While all of us take our newborn kids to have ‘Do boond zindagi ki’ (I don't know what this means), to save our kids from the life-crippling polio virus, very few would know why those life drops come for free. There are many other diseases, medication for which does not come even at a reasonable cost, forget having it free.
The man who invented the polio vaccine, Jonas Edward Salk, decided not to patent his invention. After seven years of rigorous research, when he had the chance to become a billionaire, much like Jobs did, he refused to do so. When someone asked him ‘Who owns the patent of the vaccine, he replied, ‘Can anyone patent the sun?’ In civilisation’s history of one individual bettering the lives of fellow humans, can Jobs stand anywhere close to Salk?
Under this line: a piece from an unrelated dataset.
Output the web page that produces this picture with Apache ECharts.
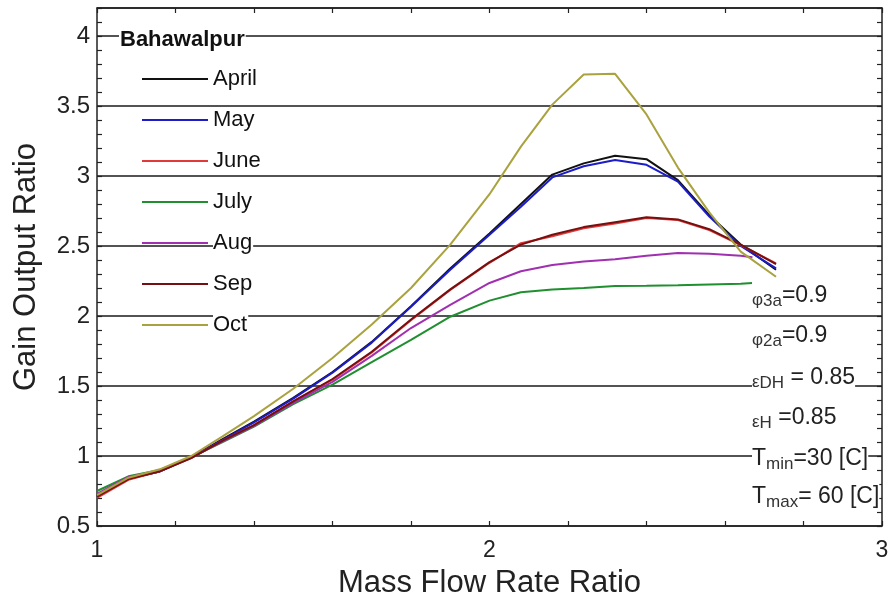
<!DOCTYPE html>
<html>
<head>
<meta charset="utf-8">
<script src="https://cdn.jsdelivr.net/npm/echarts@6/dist/echarts.min.js"></script>
<style>
  html, body { margin: 0; padding: 0; background: #fff; }
  #chart { width: 896px; height: 604px; }
</style>
</head>
<body>
<div id="chart"></div>
<script>
// Mass flow rate ratio (x) shared by the monthly curves
const massFlow = [1.00, 1.08, 1.16, 1.24, 1.32, 1.40, 1.50, 1.60, 1.70, 1.80, 1.90,
                  2.00, 2.08, 2.16, 2.24, 2.32, 2.40, 2.48, 2.56, 2.64, 2.73];
// July and August stop a little earlier
const massFlowShort = [1.00, 1.08, 1.16, 1.24, 1.32, 1.40, 1.50, 1.60, 1.70, 1.80, 1.90,
                       2.00, 2.08, 2.16, 2.24, 2.32, 2.40, 2.48, 2.56, 2.64, 2.67];

// Gain output ratio per month (Bahawalpur)
const gorApril = [0.72, 0.84, 0.89, 0.99, 1.12, 1.245, 1.415, 1.60, 1.815, 2.07, 2.34,
                  2.59, 2.80, 3.01, 3.09, 3.145, 3.12, 2.97, 2.72, 2.51, 2.33];
const gorMay   = [0.71, 0.84, 0.89, 0.99, 1.115, 1.24, 1.41, 1.595, 1.81, 2.066, 2.33,
                  2.58, 2.78, 2.99, 3.07, 3.114, 3.08, 2.96, 2.71, 2.50, 2.34];
const gorJune  = [0.70, 0.83, 0.89, 0.985, 1.11, 1.22, 1.39, 1.545, 1.74, 1.97, 2.186,
                  2.38, 2.52, 2.57, 2.626, 2.66, 2.70, 2.686, 2.614, 2.507, 2.376];
const gorJuly  = [0.75, 0.855, 0.90, 0.99, 1.10, 1.21, 1.37, 1.51, 1.67, 1.83, 1.995,
                  2.11, 2.17, 2.19, 2.20, 2.214, 2.216, 2.22, 2.225, 2.23, 2.236];
const gorAug   = [0.73, 0.85, 0.895, 0.99, 1.105, 1.215, 1.38, 1.53, 1.715, 1.914, 2.08,
                  2.236, 2.32, 2.364, 2.39, 2.405, 2.43, 2.45, 2.445, 2.43, 2.42];
const gorSep   = [0.71, 0.835, 0.89, 0.985, 1.11, 1.22, 1.39, 1.55, 1.745, 1.975, 2.19,
                  2.385, 2.51, 2.58, 2.635, 2.67, 2.705, 2.69, 2.62, 2.51, 2.37];
const gorOct   = [0.72, 0.845, 0.905, 1.00, 1.14, 1.285, 1.48, 1.70, 1.94, 2.20, 2.51,
                  2.87, 3.21, 3.51, 3.725, 3.73, 3.44, 3.06, 2.74, 2.46, 2.28];

const monthNames = ['April', 'May', 'June', 'July', 'Aug', 'Sep', 'Oct'];
const monthX = [massFlow, massFlow, massFlow, massFlowShort, massFlowShort, massFlow, massFlow];
const monthY = [gorApril, gorMay, gorJune, gorJuly, gorAug, gorSep, gorOct];
const monthColors = ['#111111', '#1c1cc8', '#e03a3a', '#1f8f2f', '#a030b0', '#761010', '#aaa23e'];

const xTickLabels = ['1', '2', '3'];
const yTickLabels = ['0.5', '1', '1.5', '2', '2.5', '3', '3.5', '4'];

const FONT = 'Liberation Sans, Arial, sans-serif';

const chart = echarts.init(document.getElementById('chart'), null, { renderer: 'canvas' });

const series = monthNames.map((name, i) => ({
  name: name,
  type: 'line',
  xAxisIndex: 0,
  yAxisIndex: 0,
  symbol: 'none',
  smooth: false,
  lineStyle: { color: monthColors[i], width: 2 },
  itemStyle: { color: monthColors[i] },
  data: monthX[i].map((x, k) => [x, monthY[i][k]])
}));

function isLabelled(v, list) {
  return list.some(s => Math.abs(parseFloat(s) - v) < 1e-6);
}

const tickStyle = { show: true, inside: true, length: 5, lineStyle: { color: '#222', width: 1.2 } };
const axisLineStyle = { show: true, lineStyle: { color: '#222', width: 1.5 } };

const option = {
  backgroundColor: '#fff',
  animation: false,
  grid: { left: 97, right: 14, top: 8, bottom: 78, containLabel: false, outerBoundsMode: 'none' },
  legend: {
    data: monthNames,
    orient: 'vertical',
    left: 137,
    top: 62,
    itemWidth: 66,
    itemHeight: 24,
    itemGap: 17,
    icon: 'path://M0,11 L66,11 L66,13 L0,13 Z',
    textStyle: {
      fontFamily: FONT, fontSize: 22, color: '#111',
      lineHeight: 24, backgroundColor: '#fff', padding: [0, 1, 0, 0]
    },
    selectedMode: false
  },
  xAxis: [
    {
      type: 'value', position: 'bottom', min: 1, max: 3, interval: 0.2,
      axisLine: axisLineStyle,
      axisTick: tickStyle,
      splitLine: { show: false },
      axisLabel: {
        fontFamily: FONT, fontSize: 23, color: '#222', margin: 13,
        formatter: v => isLabelled(v, xTickLabels) ? String(Math.round(v)) : ''
      },
      name: 'Mass Flow Rate Ratio',
      nameLocation: 'middle',
      nameGap: 42,
      nameTextStyle: { fontFamily: FONT, fontSize: 31, color: '#222' }
    },
    {
      type: 'value', position: 'top', min: 1, max: 3, interval: 0.2,
      axisLine: axisLineStyle, axisTick: tickStyle,
      axisLabel: { show: false }, splitLine: { show: false }
    }
  ],
  yAxis: [
    {
      // labelled axis with major grid lines
      type: 'value', position: 'left', min: 0.5, max: 4.2, interval: 0.5,
      axisLine: axisLineStyle,
      axisTick: { show: false },
      splitLine: { show: true, lineStyle: { color: '#1a1a1a', width: 1.5 } },
      axisLabel: {
        fontFamily: FONT, fontSize: 24, color: '#222', margin: 7,
        showMaxLabel: false,
        formatter: v => isLabelled(v, yTickLabels) ? String(parseFloat(v.toFixed(2))) : ''
      },
      name: 'Gain Output Ratio',
      nameLocation: 'middle',
      nameGap: 55,
      nameTextStyle: { fontFamily: FONT, fontSize: 31, color: '#222' }
    },
    {
      // minor ticks on the left edge
      type: 'value', position: 'left', min: 0.5, max: 4.2, interval: 0.1,
      axisLine: { show: false }, axisTick: tickStyle,
      axisLabel: { show: false }, splitLine: { show: false }
    },
    {
      // right edge with inward ticks
      type: 'value', position: 'right', min: 0.5, max: 4.2, interval: 0.1,
      axisLine: axisLineStyle, axisTick: tickStyle,
      axisLabel: { show: false }, splitLine: { show: false }
    }
  ],
  graphic: [
    {
      type: 'text', left: 119, top: 29, z: 100,
      style: {
        text: 'Bahawalpur', font: 'bold 22px ' + FONT, fill: '#111',
        backgroundColor: '#fff', padding: [0, 1, 0, 1]
      }
    },
    ...[
      { top: 282, text: '{g|\u03c6}{s|3a}{m|=0.9}' },
      { top: 322, text: '{g|\u03c6}{s|2a}{m|=0.9}' },
      { top: 364, text: '{g|\u03b5}{s|DH}{m| = 0.85}' },
      { top: 404, text: '{g|\u03b5}{s|H}{m| =0.85}' },
      { top: 445, text: '{m|T}{s|min}{m|=30 [C]}' },
      { top: 483, text: '{m|T}{s|max}{m|= 60 [C]}' }
    ].map(t => ({
      type: 'text', left: 752, top: t.top, z: 100,
      style: {
        text: t.text,
        backgroundColor: '#fff',
        fill: '#222',
        rich: {
          m: { fontFamily: FONT, fontSize: 23, lineHeight: 28, fill: '#222', color: '#222' },
          g: { fontFamily: FONT, fontSize: 17, lineHeight: 28, fill: '#333', color: '#333', verticalAlign: 'bottom', padding: [0, 0, 1, 0] },
          s: { fontFamily: FONT, fontSize: 17, lineHeight: 28, fill: '#333', color: '#333', verticalAlign: 'bottom' }
        }
      }
    }))
  ],
  series: series
};

chart.setOption(option);
</script>
</body>
</html>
Jobs did not even eradicate poverty with the immense wealth he accumulated by selling his so-called great products, invented by scientists who worked in his company. Instead, he rather stopped all philanthropist activity by Apple in 1997, saying philanthropy can ‘wait until we are profitable.’ Today, Apple is one of the world’s most valued companies (sitting on $40 billion cash) and ironically, it is perhaps the only one in its category that has no philanthropic contribution worth talking about.
I don’t own any Apple product, and most Apple aficionados (a person who likes something so much and knows a lot about it) would accuse me of commenting on something that I don’t use. I am not commenting on the products he sold; I am commenting on the tears that are being unjustifiably shed on the death of a rich man. I am not taking anything away from Jobs as an entrepreneur, and the fact is that he was an inspiration for his company. But I find it difficult to accept the belittling of the very notion of greatness by bestowing it on those who worked for themselves and promoted the noxious idea that ‘profit motivates humans’, a theory that would have never given us the polio vaccine.